Work out how many lines of the listing hold the string "diagram", then answer with that number and nothing else.

[START]

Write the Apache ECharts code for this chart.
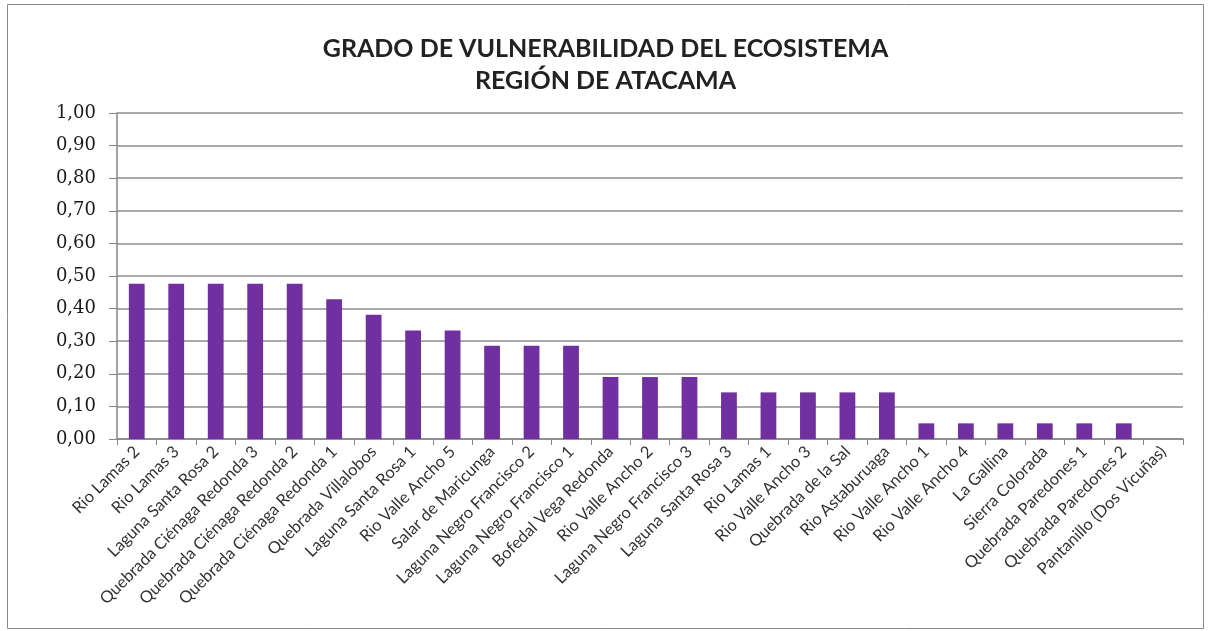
<!DOCTYPE html>
<html>
<head>
<meta charset="utf-8">
<script src="https://cdn.jsdelivr.net/npm/echarts@6/dist/echarts.min.js"></script>
<style>
html,body{margin:0;padding:0;background:#fff;}
#chart{width:1211px;height:631px;}
</style>
</head>
<body>
<div id="chart"></div>
<script>
const titleLines = ['GRADO DE VULNERABILIDAD DEL ECOSISTEMA', 'REGIÓN DE ATACAMA'];
const categories = [
  'Rio Lamas 2', 'Rio Lamas 3', 'Laguna Santa Rosa 2', 'Quebrada Ciénaga Redonda 3',
  'Quebrada Ciénaga Redonda 2', 'Quebrada Ciénaga Redonda 1', 'Quebrada Villalobos',
  'Laguna Santa Rosa 1', 'Rio Valle Ancho 5', 'Salar de Maricunga', 'Laguna Negro Francisco 2',
  'Laguna Negro Francisco 1', 'Bofedal Vega Redonda', 'Rio Valle Ancho 2',
  'Laguna Negro Francisco 3', 'Laguna Santa Rosa 3', 'Rio Lamas 1', 'Rio Valle Ancho 3',
  'Quebrada de la Sal', 'Rio Astaburuaga', 'Rio Valle Ancho 1', 'Rio Valle Ancho 4',
  'La Gallina', 'Sierra Colorada', 'Quebrada Paredones 1', 'Quebrada Paredones 2',
  'Pantanillo (Dos Vicuñas)'
];
const vulnerability = [
  0.476, 0.476, 0.476, 0.476, 0.476, 0.429, 0.381, 0.333, 0.333,
  0.286, 0.286, 0.286, 0.190, 0.190, 0.190, 0.143, 0.143, 0.143,
  0.143, 0.143, 0.048, 0.048, 0.048, 0.048, 0.048, 0.048, 0
];
const yMin = 0, yMax = 1, yStep = 0.1;

const chart = echarts.init(document.getElementById('chart'), null, {renderer: 'canvas'});
chart.setOption({
  animation: false,
  backgroundColor: '#ffffff',
  title: {
    text: titleLines.join('\n'),
    left: 'center',
    top: 28,
    textStyle: {
      fontFamily: 'Lato', fontSize: 25, fontWeight: 'bold', color: '#222222', lineHeight: 32
    }
  },
  graphic: [{
    type: 'rect', shape: {x: 7.5, y: 4.5, width: 1196, height: 624},
    style: {fill: 'none', stroke: '#8a8a8a', lineWidth: 1}, silent: true
  }],
  grid: {left: 117, right: 28, top: 113, bottom: 192, containLabel: false},
  xAxis: {
    type: 'category',
    data: categories,
    axisLine: {lineStyle: {color: '#868686', width: 1.5}},
    axisTick: {show: true, length: 6, lineStyle: {color: '#868686'}},
    axisLabel: {
      interval: 0, rotate: 45, margin: 10,
      fontFamily: 'Lato', fontSize: 16.5, color: '#333333'
    }
  },
  yAxis: {
    type: 'value',
    min: yMin, max: yMax, interval: yStep,
    axisLine: {show: true, lineStyle: {color: '#868686', width: 1.5}},
    axisTick: {show: true, inside: false, length: 8, lineStyle: {color: '#868686'}},
    splitLine: {lineStyle: {color: '#8c8c8c', width: 1.5}},
    axisLabel: {
      margin: 21,
      fontFamily: 'DejaVu Serif', fontSize: 18, color: '#1a1a1a',
      formatter: v => v.toFixed(2).replace('.', ',')
    }
  },
  series: [{
    type: 'bar',
    data: vulnerability,
    barCategoryGap: '60%',
    itemStyle: {color: '#7030A0'}
  }]
});
</script>
</body>
</html>
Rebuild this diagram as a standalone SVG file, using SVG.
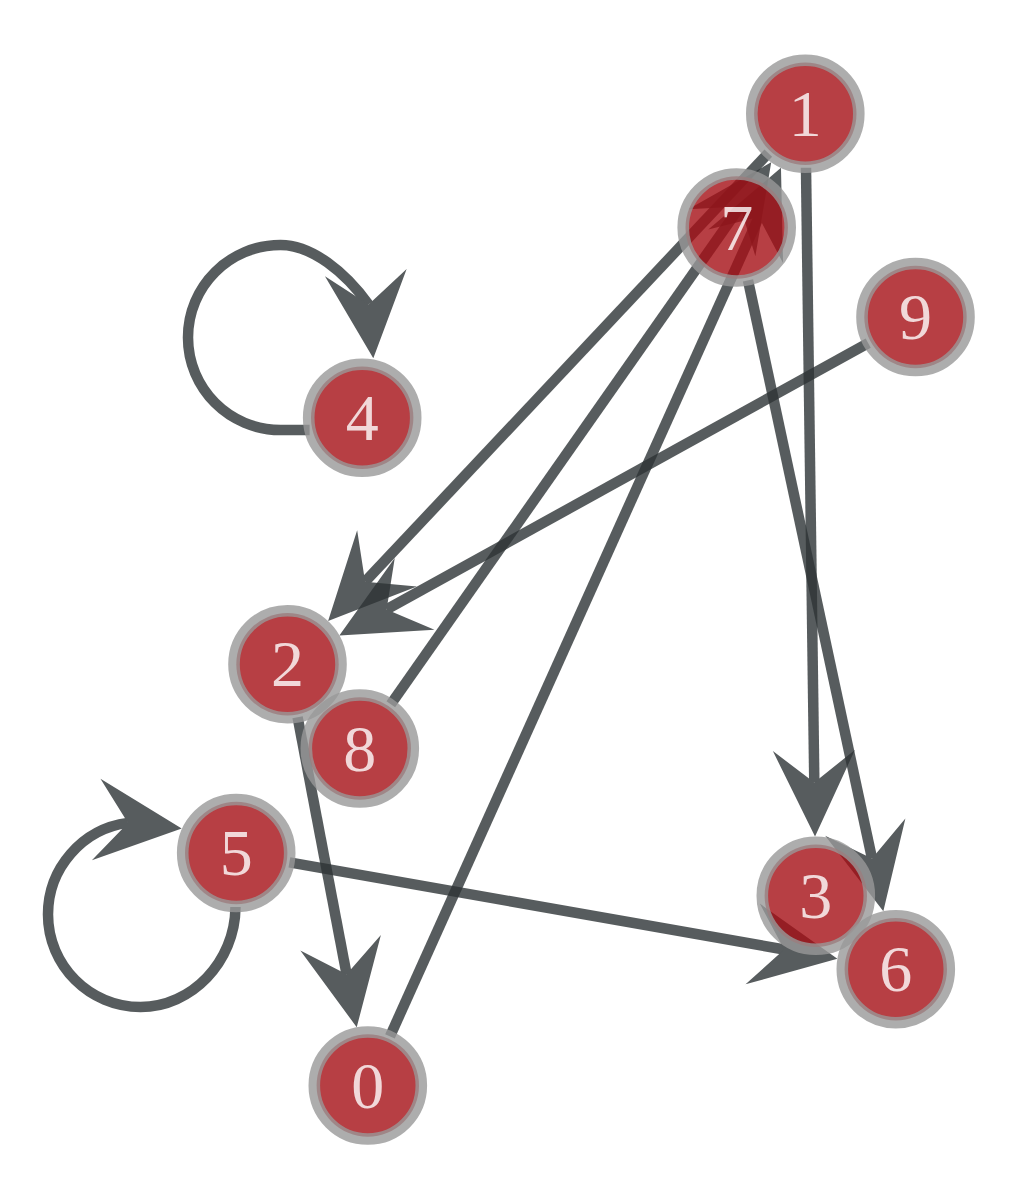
<svg xmlns="http://www.w3.org/2000/svg" width="1021" height="1200" viewBox="0 0 1021 1200">
<style>
.edge{opacity:0.8}
.edge path{fill:none;stroke:#2e3436;stroke-width:10.5;marker-end:url(#arrow)}
.edge path.loop4{marker-end:url(#arrow85)}
.edge path.loop5{marker-end:url(#arrow6)}
.fill{fill:#a50f15;fill-opacity:0.8}
.ring{fill:none;stroke:#999999;stroke-opacity:0.8;stroke-width:11.6}
.label{font-size:66px;fill:#ffffff;fill-opacity:0.8;text-anchor:middle}
</style>
<defs>
<path id="dart" d="M54,0 L-32,-41 L0,0 L-32,41 Z" fill="#2e3436"/>
<marker id="arrow" markerUnits="userSpaceOnUse" markerWidth="100" markerHeight="100" refX="0" refY="0" orient="auto" overflow="visible">
<use href="#dart"/>
</marker>
<marker id="arrow85" markerUnits="userSpaceOnUse" markerWidth="100" markerHeight="100" refX="0" refY="0" orient="85" overflow="visible">
<use href="#dart"/>
</marker>
<marker id="arrow6" markerUnits="userSpaceOnUse" markerWidth="100" markerHeight="100" refX="0" refY="0" orient="6" overflow="visible">
<use href="#dart"/>
</marker>
</defs>
<rect width="1021" height="1200" fill="#ffffff"/>
<g id="edges">
<g class="edge" id="e1-2"><path d="M768.3,153.1 L365.1,581.7"/></g>
<g class="edge" id="e1-3"><path d="M806.0,167.8 L814.3,782.5"/></g>
<g class="edge" id="e9-2"><path d="M868.2,343.1 L386.6,609.4"/></g>
<g class="edge" id="e8-1"><path d="M390.8,704.3 L740.2,206.5"/></g>
<g class="edge" id="e0-1"><path d="M390.0,1036.3 L758.8,217.1"/></g>
<g class="edge" id="e7-6"><path d="M748.0,280.3 L872.0,858.4"/></g>
<g class="edge" id="e5-6"><path d="M289.4,862.4 L784.2,949.5"/></g>
<g class="edge" id="e2-0"><path d="M297.6,717.2 L346.6,974.2"/></g>
<g class="edge" id="e4-4"><path class="loop4" d="M309.6,430 L280.5,430 C229.4,430 188,388.6 188,337.5 C188,286.4 229.4,245 280.5,245 C312,245 345,272 368.6,304.5"/></g>
<g class="edge" id="e5-5"><path class="loop5" d="M235.5,907 C235,962 191.5,1007 140.5,1007 C89.5,1007 48,965.5 48,914.5 C48,868.4 82.3,828.8 128,822.9"/></g>
</g>
<g font-family="'Liberation Serif', 'Times New Roman', serif">
<g id="node0"><circle class="fill" cx="367.8" cy="1085.5" r="51.2"/><circle class="ring" cx="367.8" cy="1085.5" r="53.5"/><text class="label" x="367.8" y="1107.5">0</text></g>
<g id="node1"><circle class="fill" cx="805.3" cy="113.8" r="51.2"/><circle class="ring" cx="805.3" cy="113.8" r="53.5"/><text class="label" x="805.3" y="135.8">1</text></g>
<g id="node2"><circle class="fill" cx="287.5" cy="664.2" r="51.2"/><circle class="ring" cx="287.5" cy="664.2" r="53.5"/><text class="label" x="287.5" y="686.2">2</text></g>
<g id="node3"><circle class="fill" cx="815.8" cy="895.8" r="51.2"/><circle class="ring" cx="815.8" cy="895.8" r="53.5"/><text class="label" x="815.8" y="917.8">3</text></g>
<g id="node4"><circle class="fill" cx="362.2" cy="417.8" r="51.2"/><circle class="ring" cx="362.2" cy="417.8" r="53.5"/><text class="label" x="362.2" y="439.8">4</text></g>
<g id="node5"><circle class="fill" cx="236.2" cy="853.0" r="51.2"/><circle class="ring" cx="236.2" cy="853.0" r="53.5"/><text class="label" x="236.2" y="875.0">5</text></g>
<g id="node6"><circle class="fill" cx="895.8" cy="969.2" r="51.2"/><circle class="ring" cx="895.8" cy="969.2" r="53.5"/><text class="label" x="895.8" y="991.2">6</text></g>
<g id="node7"><circle class="fill" cx="736.7" cy="227.5" r="51.2"/><circle class="ring" cx="736.7" cy="227.5" r="53.5"/><text class="label" x="736.7" y="249.5">7</text></g>
<g id="node8"><circle class="fill" cx="359.8" cy="748.5" r="51.2"/><circle class="ring" cx="359.8" cy="748.5" r="53.5"/><text class="label" x="359.8" y="770.5">8</text></g>
<g id="node9"><circle class="fill" cx="915.5" cy="317.0" r="51.2"/><circle class="ring" cx="915.5" cy="317.0" r="53.5"/><text class="label" x="915.5" y="339.0">9</text></g>
</g>
</svg>
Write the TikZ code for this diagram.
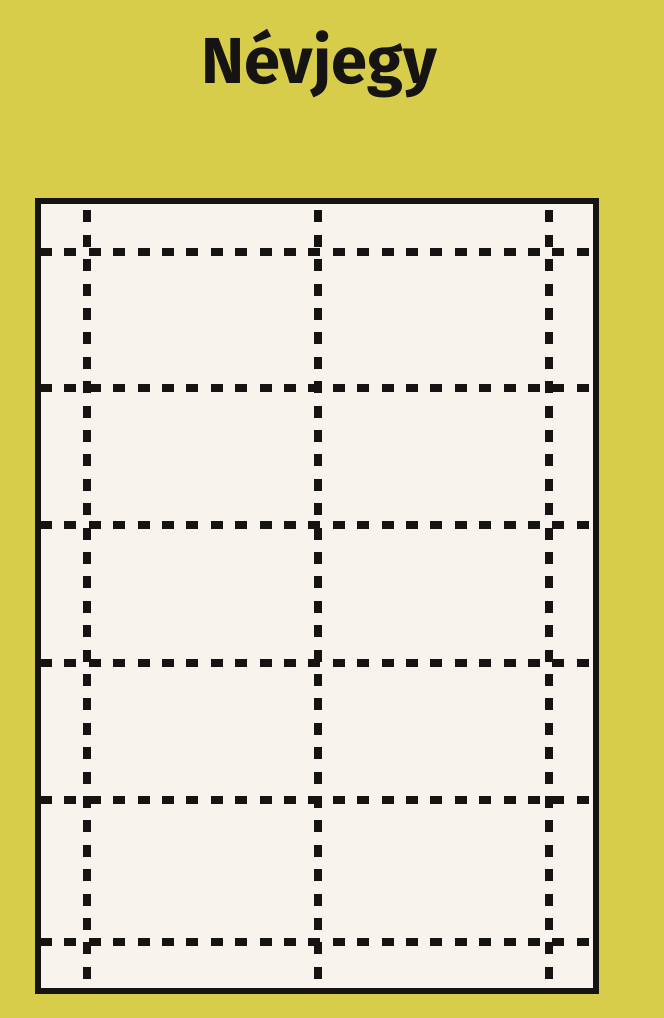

[END]

• WORKED SOLUTION
2